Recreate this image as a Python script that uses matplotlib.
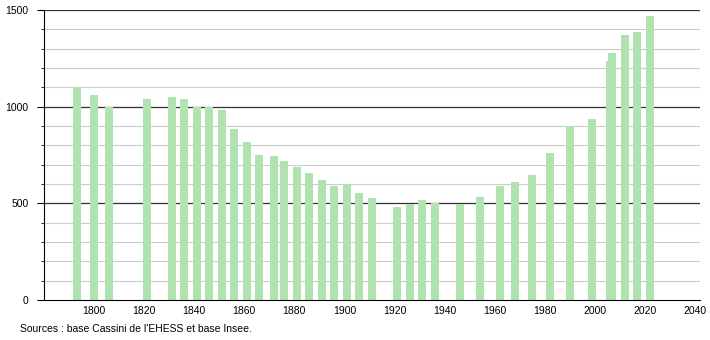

****************

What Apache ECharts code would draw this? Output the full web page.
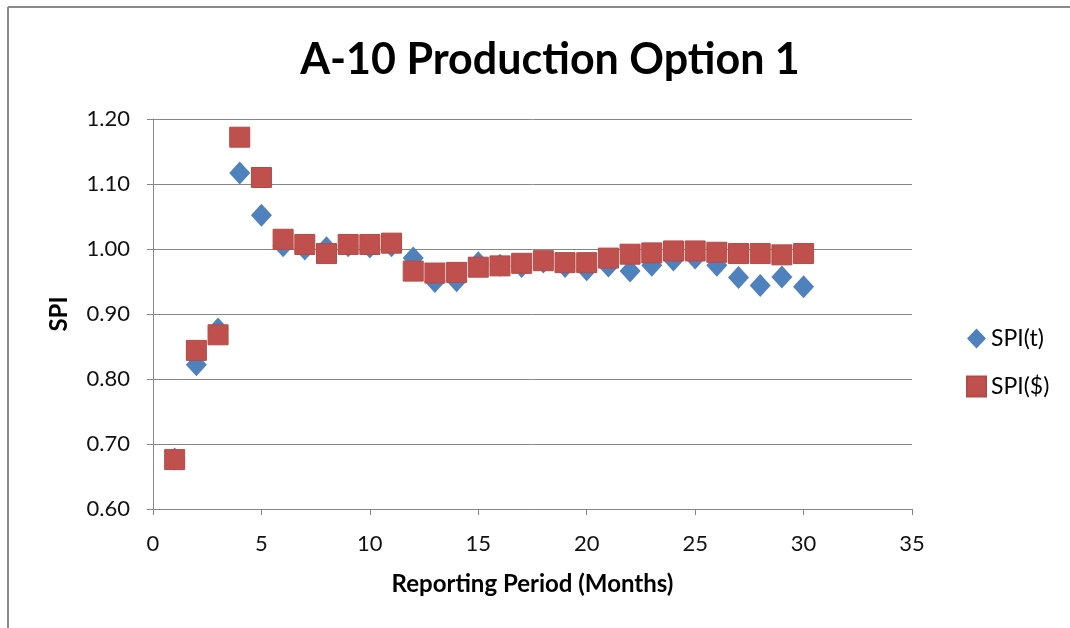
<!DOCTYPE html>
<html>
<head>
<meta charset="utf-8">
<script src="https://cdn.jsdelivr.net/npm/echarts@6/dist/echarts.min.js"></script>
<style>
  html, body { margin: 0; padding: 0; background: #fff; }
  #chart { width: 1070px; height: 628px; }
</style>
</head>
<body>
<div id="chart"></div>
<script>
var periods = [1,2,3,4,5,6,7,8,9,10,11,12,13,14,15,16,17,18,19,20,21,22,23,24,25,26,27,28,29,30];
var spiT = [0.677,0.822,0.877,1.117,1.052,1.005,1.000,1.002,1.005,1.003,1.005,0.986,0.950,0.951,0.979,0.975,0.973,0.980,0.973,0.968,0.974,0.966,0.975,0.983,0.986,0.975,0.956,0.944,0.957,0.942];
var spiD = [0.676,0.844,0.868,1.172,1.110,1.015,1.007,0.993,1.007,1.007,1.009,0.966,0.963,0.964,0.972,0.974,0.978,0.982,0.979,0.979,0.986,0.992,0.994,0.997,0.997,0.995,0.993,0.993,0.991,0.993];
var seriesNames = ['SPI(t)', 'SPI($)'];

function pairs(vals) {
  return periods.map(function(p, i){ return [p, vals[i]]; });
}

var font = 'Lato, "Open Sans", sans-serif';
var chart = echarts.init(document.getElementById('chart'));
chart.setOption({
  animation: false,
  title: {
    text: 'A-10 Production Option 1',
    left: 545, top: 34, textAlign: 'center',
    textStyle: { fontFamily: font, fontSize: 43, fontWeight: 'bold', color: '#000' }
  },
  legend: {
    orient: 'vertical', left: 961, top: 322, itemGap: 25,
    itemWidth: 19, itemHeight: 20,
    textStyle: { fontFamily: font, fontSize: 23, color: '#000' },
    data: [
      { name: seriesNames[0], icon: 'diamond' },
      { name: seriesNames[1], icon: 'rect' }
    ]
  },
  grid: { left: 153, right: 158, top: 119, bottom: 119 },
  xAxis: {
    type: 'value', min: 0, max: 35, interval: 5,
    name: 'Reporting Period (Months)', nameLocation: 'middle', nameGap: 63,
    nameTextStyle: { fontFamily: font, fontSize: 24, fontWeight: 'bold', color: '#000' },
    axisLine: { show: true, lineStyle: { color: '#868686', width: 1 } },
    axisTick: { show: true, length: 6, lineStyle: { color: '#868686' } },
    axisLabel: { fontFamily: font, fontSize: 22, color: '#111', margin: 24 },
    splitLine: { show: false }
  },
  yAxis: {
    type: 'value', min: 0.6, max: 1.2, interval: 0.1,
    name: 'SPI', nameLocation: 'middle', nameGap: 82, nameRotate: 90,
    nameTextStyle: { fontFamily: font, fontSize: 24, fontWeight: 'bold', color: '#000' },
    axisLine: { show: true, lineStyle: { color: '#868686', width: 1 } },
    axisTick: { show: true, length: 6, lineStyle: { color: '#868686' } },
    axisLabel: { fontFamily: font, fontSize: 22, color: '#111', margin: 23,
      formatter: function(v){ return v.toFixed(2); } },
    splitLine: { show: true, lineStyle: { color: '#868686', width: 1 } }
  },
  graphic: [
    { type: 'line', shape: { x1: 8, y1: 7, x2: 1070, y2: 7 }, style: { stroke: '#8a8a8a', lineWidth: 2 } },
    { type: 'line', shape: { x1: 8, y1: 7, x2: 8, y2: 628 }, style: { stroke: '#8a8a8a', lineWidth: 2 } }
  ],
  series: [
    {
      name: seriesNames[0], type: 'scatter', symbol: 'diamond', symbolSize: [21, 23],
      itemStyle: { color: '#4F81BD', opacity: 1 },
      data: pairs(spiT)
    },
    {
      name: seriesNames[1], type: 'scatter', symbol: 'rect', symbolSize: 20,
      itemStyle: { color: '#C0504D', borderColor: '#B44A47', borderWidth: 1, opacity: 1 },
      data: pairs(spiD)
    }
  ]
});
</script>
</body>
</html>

****************

Read the entries and select each line where the word "script" is found.

Recreate this image as a Python script that uses matplotlib.
<script src="https://cdn.jsdelivr.net/npm/echarts@6/dist/echarts.min.js"></script>
<script>
</script>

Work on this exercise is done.